I'm tired. I'm tired inside and even a good night's sleep didn't help.
I thought it might.
I have looked forward to coming to the Tater Jam. (It's a Delbert thing..and it's a grand party!) I have looked forward to going this year since checking out of the hotel from last year's party. There are friends that we only get to see at the Jam.
People come from California and Texas and New York. It all focuses down on the little town of Kinston, NC.
In a year full of rotten things, I was looking for a little fun.
So far, it's not happening.
Two (four if you count spouses) of the people I really wanted to share this year with aren't here.

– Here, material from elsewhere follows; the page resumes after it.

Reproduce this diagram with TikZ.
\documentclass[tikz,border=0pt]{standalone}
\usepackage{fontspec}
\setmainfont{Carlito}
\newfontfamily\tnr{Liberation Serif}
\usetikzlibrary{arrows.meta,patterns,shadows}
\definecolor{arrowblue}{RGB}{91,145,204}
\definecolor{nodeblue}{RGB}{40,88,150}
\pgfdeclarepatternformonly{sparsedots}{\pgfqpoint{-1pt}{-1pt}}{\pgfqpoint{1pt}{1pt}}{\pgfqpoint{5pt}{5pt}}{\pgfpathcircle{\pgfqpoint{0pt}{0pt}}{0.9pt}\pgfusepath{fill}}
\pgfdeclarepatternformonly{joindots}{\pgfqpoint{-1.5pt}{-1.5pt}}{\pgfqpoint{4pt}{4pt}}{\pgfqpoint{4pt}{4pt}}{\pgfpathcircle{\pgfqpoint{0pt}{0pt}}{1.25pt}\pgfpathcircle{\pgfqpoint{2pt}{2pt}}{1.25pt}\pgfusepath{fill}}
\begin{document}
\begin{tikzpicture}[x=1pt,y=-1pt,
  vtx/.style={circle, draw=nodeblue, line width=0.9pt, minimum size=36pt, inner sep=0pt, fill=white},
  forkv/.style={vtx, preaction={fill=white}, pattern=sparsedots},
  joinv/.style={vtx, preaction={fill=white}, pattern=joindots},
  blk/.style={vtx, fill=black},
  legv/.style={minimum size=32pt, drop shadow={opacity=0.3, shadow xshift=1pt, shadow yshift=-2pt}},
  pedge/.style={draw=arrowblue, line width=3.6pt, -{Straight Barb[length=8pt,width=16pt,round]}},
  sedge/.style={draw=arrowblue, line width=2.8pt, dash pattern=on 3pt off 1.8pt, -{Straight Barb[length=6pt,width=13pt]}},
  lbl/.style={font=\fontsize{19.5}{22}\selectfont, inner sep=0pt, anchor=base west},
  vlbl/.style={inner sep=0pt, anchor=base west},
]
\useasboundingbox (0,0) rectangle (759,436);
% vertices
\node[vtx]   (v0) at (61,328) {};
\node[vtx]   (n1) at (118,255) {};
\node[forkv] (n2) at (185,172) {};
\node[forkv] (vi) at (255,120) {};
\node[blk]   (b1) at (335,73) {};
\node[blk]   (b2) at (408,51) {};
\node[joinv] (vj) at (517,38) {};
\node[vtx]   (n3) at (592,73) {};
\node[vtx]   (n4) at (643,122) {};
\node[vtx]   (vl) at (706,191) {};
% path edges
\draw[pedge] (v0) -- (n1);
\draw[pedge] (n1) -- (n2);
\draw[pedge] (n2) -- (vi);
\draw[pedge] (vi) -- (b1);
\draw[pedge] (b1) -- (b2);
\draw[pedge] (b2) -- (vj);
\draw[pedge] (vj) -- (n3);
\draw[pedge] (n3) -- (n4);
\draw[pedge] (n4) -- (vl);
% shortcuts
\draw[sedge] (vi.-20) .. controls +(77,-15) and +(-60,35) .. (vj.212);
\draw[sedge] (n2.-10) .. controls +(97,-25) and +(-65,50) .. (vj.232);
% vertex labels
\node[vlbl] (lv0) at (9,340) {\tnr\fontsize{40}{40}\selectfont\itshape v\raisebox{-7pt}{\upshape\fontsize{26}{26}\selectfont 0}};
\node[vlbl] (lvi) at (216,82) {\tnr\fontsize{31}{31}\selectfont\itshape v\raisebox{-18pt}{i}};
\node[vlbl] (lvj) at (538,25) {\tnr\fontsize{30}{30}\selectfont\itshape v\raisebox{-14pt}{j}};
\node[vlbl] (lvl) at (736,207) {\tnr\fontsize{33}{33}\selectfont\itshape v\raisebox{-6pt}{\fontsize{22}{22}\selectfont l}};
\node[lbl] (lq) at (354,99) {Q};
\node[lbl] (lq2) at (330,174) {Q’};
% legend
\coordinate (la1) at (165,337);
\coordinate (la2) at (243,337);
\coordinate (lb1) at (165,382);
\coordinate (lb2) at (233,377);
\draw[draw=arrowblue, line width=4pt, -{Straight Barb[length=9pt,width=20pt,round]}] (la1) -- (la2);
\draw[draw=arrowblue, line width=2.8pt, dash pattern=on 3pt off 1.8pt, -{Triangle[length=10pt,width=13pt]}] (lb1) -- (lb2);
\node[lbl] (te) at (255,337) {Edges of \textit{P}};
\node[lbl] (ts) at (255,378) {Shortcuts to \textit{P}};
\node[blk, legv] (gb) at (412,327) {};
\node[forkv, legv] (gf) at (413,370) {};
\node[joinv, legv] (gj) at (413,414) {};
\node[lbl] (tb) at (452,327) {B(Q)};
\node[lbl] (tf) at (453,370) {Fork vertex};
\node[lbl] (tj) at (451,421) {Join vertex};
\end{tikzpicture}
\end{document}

Am I going to put on the happy face and have a great time? On the outside I will. On the outside I always do. I'm kinda tired of being "happy" only on the outside. Is it my fault? Probably. I've gotten so good at faking it, I'm not sure I know how not to. I don't even think I know what it feels like. And why should anyone try to fix it, I don't let them know there's a problem. I have learned to camouflage the me that lives in my head and my heart. I spent so many years hiding that me so that she couldn't be hurt, that she has becomes this scared little mouse, and won't come out to play.
I'm tired of pretending to be this happy person that everyone likes to be around. It takes a lot to be funny, and act like nothing gets to you. Especially when you don't want to laugh, and everything does get to you. I'm tired of being jealous of people who have someone special.
I know I'll never find someone until I fix me, though. I have no right to even look. Not right now. But it does make it hard to even want to fix anything, when it feels like you could disappear and no one would notice. I don't think I would notice.
The only joy I seem to have these days is when a certain angel faced 10 month old smiles at me. To her I exist, and when it feels like I don't in any other way, she snuggles up to me and I feel a little better.
I feel really bad for being the person that I am right now. I need to change a lot of things. But it's scary. I have never had to make decisions for myself. I did a great job of hiding and letting someone else make the decisions. I just feel like I'm standing in place and spinning around in circles and I don't do well on rides.
The time has come though. I've had this year to be down and all the bad stuff has got to be behind me. It has to be, because The Nothing (yeah I love The Never Ending Story) is winning. And the new year is coming. Maybe my new year's day, is today?!